Jackson has accurately reproduced many of the important speeches about the Ring. However, where he improvises dialog about the Ring, characters tend to insist, as Frodo does to Faramir in Two Towers, that the Ring can only be used for evil. This is not what Tolkien wrote or intended.

The Ring is used by Tolkien to demostrate that seeking unrestrained power to do good is in itself evil. An important lesson always, and one which, in post-9/11 America, it would be good to hear enunciated more clearly.

Replies: 2 comments

Dear Jack,

It's been more than a few years since I've read the books, but I thought the rings could only be used for evil. They essentially consolidated The Unblinking Eye's material power, power which I would have to believe would be pur evil.

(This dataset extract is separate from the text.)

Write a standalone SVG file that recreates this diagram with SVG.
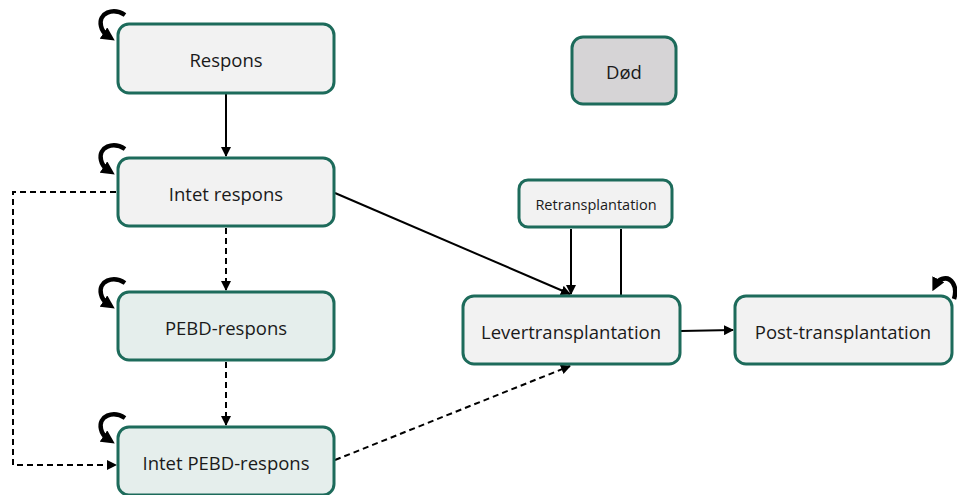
<svg xmlns="http://www.w3.org/2000/svg" width="957" height="495" viewBox="0 0 957 495">
<defs>
<style>
.n{stroke:#1d6b5b;stroke-width:3}
.g{fill:#f2f2f2}
.t{fill:#e5eeec}
.d{fill:#d6d4d6}
text{font-family:"Open Sans","Noto Sans",sans-serif;font-size:18.5px;fill:#1a1a1a;text-anchor:middle;dominant-baseline:central}
.c{fill:none;stroke:#000;stroke-width:2}
.ds{stroke-dasharray:6,4}
.loop{fill:none;stroke:#000;stroke-width:4.5}
</style>
<marker id="a" viewBox="0 0 10 10" refX="9" refY="5" markerWidth="5" markerHeight="5" orient="auto-start-reverse" markerUnits="strokeWidth">
<path d="M0,0 L10,5 L0,10 z" fill="#000"/>
</marker>
<marker id="la" viewBox="0 0 10 10" refX="4" refY="5" markerWidth="3" markerHeight="3" orient="auto" markerUnits="strokeWidth">
<path d="M0,0 L10,5 L0,10 z" fill="#000"/>
</marker>
</defs>
<g id="connectors">
<line class="c" x1="226" y1="94" x2="226" y2="156" marker-end="url(#a)"/>
<line class="c ds" x1="226" y1="228" x2="226" y2="290" marker-end="url(#a)"/>
<line class="c ds" x1="226" y1="362" x2="226" y2="425" marker-end="url(#a)"/>
<polyline class="c ds" points="116,192 13,192 13,465 116,465" marker-end="url(#a)"/>
<line class="c" x1="335" y1="193" x2="570" y2="294" marker-end="url(#a)"/>
<line class="c ds" x1="335" y1="460" x2="570" y2="366" marker-end="url(#a)"/>
<line class="c" x1="571" y1="229" x2="571" y2="294" marker-end="url(#a)"/>
<line class="c" x1="621" y1="229" x2="621" y2="296"/>
<line class="c" x1="681" y1="331" x2="733" y2="330" marker-end="url(#a)"/>
<path class="loop" d="M125,15 C113,7 98,13 101,26 C102,31 105,34 108,36" marker-end="url(#la)"/>
<path class="loop" d="M125,149 C113,141 98,147 101,160 C102,165 105,168 108,170" marker-end="url(#la)"/>
<path class="loop" d="M125,283 C113,275 98,281 101,294 C102,299 105,302 108,304" marker-end="url(#la)"/>
<path class="loop" d="M125,418 C113,410 98,416 101,429 C102,434 105,437 108,439" marker-end="url(#la)"/>
<path class="loop" d="M954,299 C958,286 951,276 942,279 C939,280 937,282 936,284" marker-end="url(#la)"/>
</g>
<g id="respons"><rect class="n g" x="118" y="24" width="216" height="69" rx="11"/><text x="226" y="59">Respons</text></g>
<g id="intet-respons"><rect class="n g" x="118" y="158" width="216" height="68" rx="11"/><text x="226" y="193">Intet respons</text></g>
<g id="pebd-respons"><rect class="n t" x="118" y="292" width="216" height="68" rx="11"/><text x="226" y="327">PEBD-respons</text></g>
<g id="intet-pebd-respons"><rect class="n t" x="118" y="427" width="216" height="68" rx="11"/><text x="226" y="462">Intet PEBD-respons</text></g>
<g id="dod"><rect class="n d" x="572" y="37" width="104" height="67" rx="11"/><text x="624" y="71">Død</text></g>
<g id="retransplantation"><rect class="n g" x="519" y="180" width="153" height="47" rx="9"/><text x="596" y="204" style="font-size:14.5px">Retransplantation</text></g>
<g id="levertransplantation"><rect class="n g" x="463" y="296" width="217" height="68" rx="11"/><text x="571" y="331">Levertransplantation</text></g>
<g id="post-transplantation"><rect class="n g" x="735" y="296" width="217" height="68" rx="11"/><text x="843" y="331">Post-transplantation</text></g>
</svg>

Posted by Steve Martinovich @ 12/25/2002 10:14 PM EST

The rings, plural, esp. the Elf rings, are used for good. The One Ring can enslave them. In theory, it can be used to do good, but its creation involved a murder, and to desire such power at such price is in itself the corrupting influence on the wielder.

The durability of Tolkien's work is in large part due to its moral content. The finest gem, thinks me, of the opus is Gandalf's speech, uttered in FOTR and reprised in TTT, when Frodo, in fear after being told of Gollum's escape, suggests that "It was a pity Bilbo didn't slay him."

G: Pity? It was Pity that stayed his hand. Pity, and Mercy: not to strike without need.

Frodo: I do not feel any pity for Gollum. He deserves death.

G: Deserves death! I daresay he does. Many that live deserve death. And some die that deserve life. Can you give that to them? *Then be not too eager to deal out death in the name of justice, fearing for your own safety.* Even the wise cannot see all ends.